Extract each line bearing the word "with".

========

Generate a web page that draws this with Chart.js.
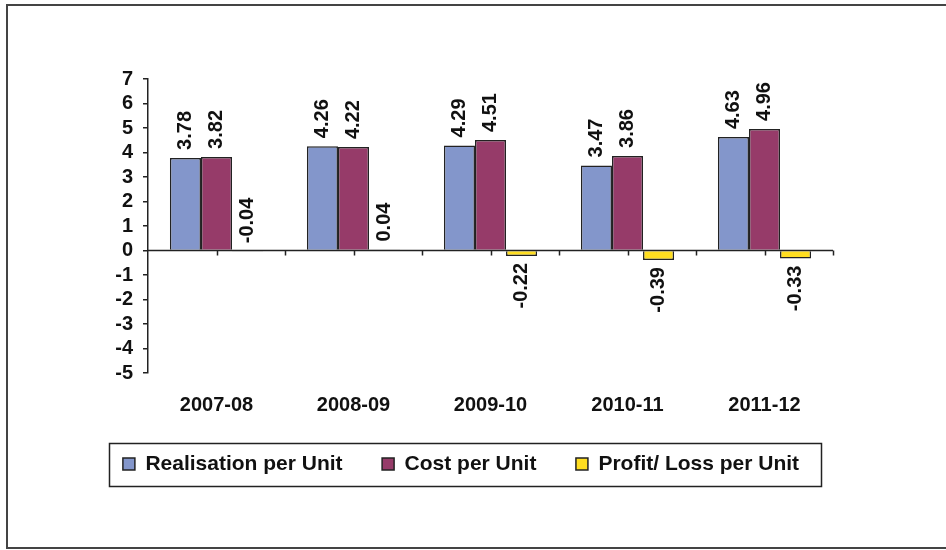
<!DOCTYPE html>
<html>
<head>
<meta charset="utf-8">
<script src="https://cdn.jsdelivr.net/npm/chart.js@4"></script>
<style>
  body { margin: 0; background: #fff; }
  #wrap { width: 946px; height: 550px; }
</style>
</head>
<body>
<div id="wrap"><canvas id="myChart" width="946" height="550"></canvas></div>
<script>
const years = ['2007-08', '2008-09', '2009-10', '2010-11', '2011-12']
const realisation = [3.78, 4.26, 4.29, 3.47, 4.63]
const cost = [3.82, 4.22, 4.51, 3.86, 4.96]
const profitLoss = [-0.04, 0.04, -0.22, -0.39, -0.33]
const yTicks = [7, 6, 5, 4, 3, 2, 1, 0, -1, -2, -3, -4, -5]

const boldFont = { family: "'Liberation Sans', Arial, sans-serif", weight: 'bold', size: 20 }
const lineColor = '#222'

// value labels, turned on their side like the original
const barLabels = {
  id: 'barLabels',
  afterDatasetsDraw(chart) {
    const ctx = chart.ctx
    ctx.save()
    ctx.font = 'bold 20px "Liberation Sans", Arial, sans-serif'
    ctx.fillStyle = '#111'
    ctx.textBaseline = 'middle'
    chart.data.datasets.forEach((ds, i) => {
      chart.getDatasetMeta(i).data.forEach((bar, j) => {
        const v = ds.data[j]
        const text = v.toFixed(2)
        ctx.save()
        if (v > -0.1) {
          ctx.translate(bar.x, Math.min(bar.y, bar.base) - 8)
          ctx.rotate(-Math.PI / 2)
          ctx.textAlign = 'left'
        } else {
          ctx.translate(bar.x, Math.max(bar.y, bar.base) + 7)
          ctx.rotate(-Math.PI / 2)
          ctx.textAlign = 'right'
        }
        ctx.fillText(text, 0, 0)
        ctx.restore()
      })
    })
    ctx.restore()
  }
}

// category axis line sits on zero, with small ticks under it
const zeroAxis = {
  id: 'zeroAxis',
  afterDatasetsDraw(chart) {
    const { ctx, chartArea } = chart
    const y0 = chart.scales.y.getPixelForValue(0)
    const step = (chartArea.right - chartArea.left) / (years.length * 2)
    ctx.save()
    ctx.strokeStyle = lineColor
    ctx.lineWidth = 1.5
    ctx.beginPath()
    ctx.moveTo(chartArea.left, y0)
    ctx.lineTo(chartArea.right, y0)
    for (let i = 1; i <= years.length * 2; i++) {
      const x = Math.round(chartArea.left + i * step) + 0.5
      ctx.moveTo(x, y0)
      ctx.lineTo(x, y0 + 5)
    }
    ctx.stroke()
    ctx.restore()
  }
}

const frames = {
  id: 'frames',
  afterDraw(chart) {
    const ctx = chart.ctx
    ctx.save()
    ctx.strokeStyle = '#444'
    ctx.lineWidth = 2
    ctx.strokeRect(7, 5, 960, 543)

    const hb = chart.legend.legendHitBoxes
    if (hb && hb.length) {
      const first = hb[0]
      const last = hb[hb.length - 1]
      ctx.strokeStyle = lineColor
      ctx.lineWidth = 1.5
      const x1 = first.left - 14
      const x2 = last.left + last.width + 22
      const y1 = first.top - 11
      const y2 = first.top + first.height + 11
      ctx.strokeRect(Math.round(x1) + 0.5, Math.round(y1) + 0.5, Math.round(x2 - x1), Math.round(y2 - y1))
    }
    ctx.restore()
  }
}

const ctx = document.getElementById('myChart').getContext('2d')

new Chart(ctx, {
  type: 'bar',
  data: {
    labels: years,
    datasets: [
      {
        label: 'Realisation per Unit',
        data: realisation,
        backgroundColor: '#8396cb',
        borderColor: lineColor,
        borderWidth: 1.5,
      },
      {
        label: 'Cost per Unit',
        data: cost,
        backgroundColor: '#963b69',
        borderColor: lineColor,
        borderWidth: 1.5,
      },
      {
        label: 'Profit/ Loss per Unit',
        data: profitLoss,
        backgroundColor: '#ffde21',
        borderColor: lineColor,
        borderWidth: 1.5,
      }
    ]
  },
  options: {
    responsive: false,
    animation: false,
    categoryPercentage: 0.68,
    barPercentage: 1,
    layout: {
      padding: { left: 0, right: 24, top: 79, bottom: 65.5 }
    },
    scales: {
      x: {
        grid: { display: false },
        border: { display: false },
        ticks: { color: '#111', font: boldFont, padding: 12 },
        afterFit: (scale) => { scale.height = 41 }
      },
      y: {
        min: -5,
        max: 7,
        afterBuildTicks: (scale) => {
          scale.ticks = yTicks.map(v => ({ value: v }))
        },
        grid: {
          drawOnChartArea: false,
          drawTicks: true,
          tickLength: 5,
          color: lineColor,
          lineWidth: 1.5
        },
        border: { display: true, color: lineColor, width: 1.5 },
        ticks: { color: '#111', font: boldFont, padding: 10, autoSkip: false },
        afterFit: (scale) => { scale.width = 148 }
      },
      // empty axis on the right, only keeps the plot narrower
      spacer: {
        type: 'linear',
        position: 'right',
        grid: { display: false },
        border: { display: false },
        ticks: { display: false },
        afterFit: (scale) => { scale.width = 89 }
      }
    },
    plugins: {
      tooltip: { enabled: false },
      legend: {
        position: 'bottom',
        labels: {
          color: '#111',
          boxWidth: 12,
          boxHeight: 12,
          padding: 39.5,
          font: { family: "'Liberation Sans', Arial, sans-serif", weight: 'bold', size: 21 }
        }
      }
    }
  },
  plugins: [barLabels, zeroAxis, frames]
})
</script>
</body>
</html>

========

▶ **The result**
Generate a web page that draws this with Chart.js.
// category axis line sits on zero, with small ticks under it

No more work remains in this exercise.